LOS ANGELES
A police plan to map out Muslim communities that was sharply criticized and called religious profiling by civil rights groups has been shelved, a police spokeswoman said Wednesday.
Deputy Chief Michael P. Downing announced last week that the LAPD’s counterterrorism bureau planed to identify Muslim enclaves to determine which might be likely to become isolated and susceptible to “violent, ideologically based extremism.”
“There was a clear message from the Muslim community that they were not comfortable with it. So we listened,” Mary Grady, spokeswoman for the Los Angeles Police Department, told The Associated Press.
Grady said the program hadn’t been dropped, but rather had been indefinitely postponed. She couldn’t immediately say when it might be resumed.
Grady said the remaining part of the initiative, which includes outreach efforts to strengthen ties with Muslim communities, would continue, and police planned to meet with Muslim leaders Thursday.
Salam Al-Marayati, executive director of the Muslim Public Affairs Council, praised the decision.
“This is the first step to a healthy dialogue between Muslim organizations and the LAPD,” said Al-Marayati.

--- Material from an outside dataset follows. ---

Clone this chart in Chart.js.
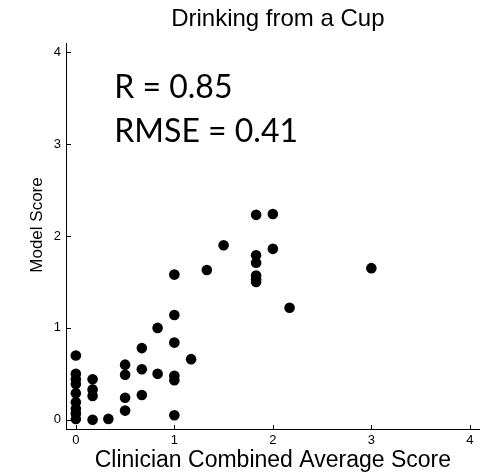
<!DOCTYPE html>
<html>
<head>
<meta charset="utf-8">
<title>Drinking from a Cup</title>
<script src="https://cdn.jsdelivr.net/npm/chart.js@4"></script>
<style>
  html, body { margin: 0; padding: 0; background: #ffffff; }
  #wrap { width: 485px; height: 476px; }
</style>
</head>
<body>
<div id="wrap"><canvas id="chart" width="485" height="476"></canvas></div>
<script>
// Clinician combined average score (x) against model score (y), one entry per trial
const clinicianScore = [
  0, 0, 0, 0, 0, 0, 0, 0, 0,
  0.17, 0.17, 0.17, 0.17,
  0.33,
  0.5, 0.5, 0.5, 0.5,
  0.67, 0.67, 0.67,
  0.83, 0.83,
  1, 1, 1, 1, 1, 1,
  1.17,
  1.33,
  1.5,
  1.83, 1.83, 1.83, 1.83, 1.83, 1.83,
  2, 2,
  2.17,
  3
];
const modelScore = [
  0.70, 0.50, 0.44, 0.39, 0.29, 0.19, 0.12, 0.07, 0.01,
  0.44, 0.33, 0.26, 0.00,
  0.01,
  0.60, 0.49, 0.24, 0.10,
  0.78, 0.55, 0.27,
  1.00, 0.50,
  1.58, 1.14, 0.84, 0.48, 0.43, 0.05,
  0.66,
  1.63,
  1.90,
  2.23, 1.79, 1.71, 1.57, 1.53, 1.50,
  2.24, 1.86,
  1.22,
  1.65
];
const xTickValues = [0, 1, 2, 3, 4];
const yTickValues = [0, 1, 2, 3, 4];
const chartTitle = 'Drinking from a Cup';
const xAxisTitle = 'Clinician Combined Average Score';
const yAxisTitle = 'Model Score';
const statLines = ['R = 0.85', 'RMSE = 0.41'];

const AXIS_FONT = '"Liberation Sans", Arial, Helvetica, sans-serif';
const STAT_FONT = 'Lato, "Open Sans", sans-serif';

// Short inward tick marks, the title, the rotated y label and the statistics text
const decorations = {
  id: 'decorations',
  beforeDatasetsDraw(chart) {
    const {ctx, scales: {x, y}, chartArea} = chart;
    ctx.save();
    ctx.strokeStyle = '#000000';
    ctx.lineWidth = 1;
    ctx.beginPath();
    x.ticks.forEach(t => {
      const px = Math.round(x.getPixelForValue(t.value)) + 0.5;
      ctx.moveTo(px, chartArea.bottom);
      ctx.lineTo(px, chartArea.bottom - 4);
    });
    y.ticks.forEach(t => {
      const py = Math.round(y.getPixelForValue(t.value)) + 0.5;
      ctx.moveTo(chartArea.left, py);
      ctx.lineTo(chartArea.left + 5, py);
    });
    ctx.stroke();

    ctx.fillStyle = '#000000';
    ctx.textAlign = 'center';
    ctx.textBaseline = 'middle';

    // chart title, centred over the plot area
    ctx.font = '24px ' + AXIS_FONT;
    ctx.fillText(chartTitle, (chartArea.left + chartArea.right) / 2 + 5, 19);

    // y axis label
    ctx.font = '17px ' + AXIS_FONT;
    ctx.translate(37, (chartArea.top + chartArea.bottom) / 2 - 11);
    ctx.rotate(-Math.PI / 2);
    ctx.fillText(yAxisTitle, 0, 0);
    ctx.restore();
  },
  afterDatasetsDraw(chart) {
    const {ctx, scales: {x, y}} = chart;
    ctx.save();
    ctx.fillStyle = '#000000';
    ctx.font = '32px ' + STAT_FONT;
    ctx.textAlign = 'left';
    ctx.textBaseline = 'alphabetic';
    const left = x.getPixelForValue(0.39);
    ctx.fillText(statLines[0], left, y.getPixelForValue(3.5));
    ctx.fillText(statLines[1], left, y.getPixelForValue(3.02));
    ctx.restore();
  }
};

new Chart(document.getElementById('chart'), {
  type: 'scatter',
  data: {
    datasets: [{
      data: clinicianScore.map((v, i) => ({x: v, y: modelScore[i]})),
      backgroundColor: '#000000',
      borderWidth: 0,
      pointRadius: 5.3,
      pointHoverRadius: 5.3
    }]
  },
  options: {
    responsive: false,
    devicePixelRatio: 1,
    animation: false,
    layout: { padding: { top: 43, right: 2, bottom: 0, left: 0 } },
    plugins: {
      legend: { display: false },
      tooltip: { enabled: false },
      title: { display: false }
    },
    scales: {
      x: {
        type: 'linear',
        min: -0.1,
        max: 4.1,
        afterBuildTicks: s => { s.ticks = xTickValues.map(v => ({value: v})); },
        afterFit: s => { s.height = 47; },
        grid: { display: false, drawTicks: false },
        border: { display: true, color: '#000000', width: 1 },
        ticks: {
          color: '#000000',
          padding: 4,
          font: { family: AXIS_FONT, size: 13 },
          callback: v => String(v)
        },
        title: {
          display: true,
          text: xAxisTitle,
          color: '#000000',
          font: { family: AXIS_FONT, size: 23, weight: 'normal' },
          padding: { top: 0, bottom: 2 }
        }
      },
      y: {
        type: 'linear',
        min: -0.1,
        max: 4.1,
        afterBuildTicks: s => { s.ticks = yTickValues.map(v => ({value: v})); },
        afterFit: s => { s.width = 66; },
        grid: { display: false, drawTicks: false },
        border: { display: true, color: '#000000', width: 1 },
        ticks: {
          color: '#000000',
          padding: 5,
          font: { family: AXIS_FONT, size: 13 },
          callback: v => String(v)
        }
      }
    }
  },
  plugins: [decorations]
});
</script>
</body>
</html>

Al-Marayati said at Thursday’s meeting Muslim groups would be looking for police officials to make an “unabigious statement” that there would be no mapping.
When the plan was announced, several Muslim groups and the American Civil Liberties Union of Southern California sent Downing a letter expressing concern.
Downing and other city officials defended it, saying the idea was to deepen ties with Muslim communities. The plan would have had data assembled by the University of Southern California’s Center for Risk and Economic Analysis.
Downing testified about the plan before a U.S. Senate committee on Oct. 30.
There are an estimated 500,000 Muslims in Los Angeles, Orange and Riverside counties.